Perhaps he’d seen 2001: A Space Odyssey or The Hidden Fortress at some point in the recent past. Or perhaps, as he claimed, he used to have visions of his own type of space opera, one with dogfights in space. “I always felt if I got to be a filmmaker, I would do that sort of thing,” he said, explaining that it was Star Wars that made him want to dip a toe into science fiction.

As for George Miller’s 1981 dystopian movie The Road Warrior (also known as Mad Max 2), it is one of the only movies that Cameron admits to studying like a textbook, going over it again and again on his VCR player. It’s easy to see how he might be captivated by it. Miller’s ability to turn a minuscule budget into a pulse-pounding spectacle is legendary, and it’s earned him countless acolytes in Hollywood. 

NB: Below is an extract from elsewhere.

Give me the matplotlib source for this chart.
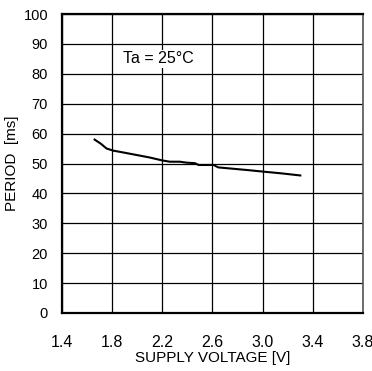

Guillermo del Toro went to see Road Warrior three or four times a week when it was in cinemas in Mexico and then, like Cameron, obsessively watched and rewatched the film on a VHS, pausing it to deconstruct the filmmaker’s mastery with special effects. Even Quentin Tarantino has paid tribute to the Aussie on multiple occasions.

But for James Cameron to shout him out is a particularly impressive feat. The Avatar director, as we’ve established, doesn’t wax eloquent about very much, and when he does, it’s an honour, even if he’s saying that he thinks he came up with the idea for your movie before you did.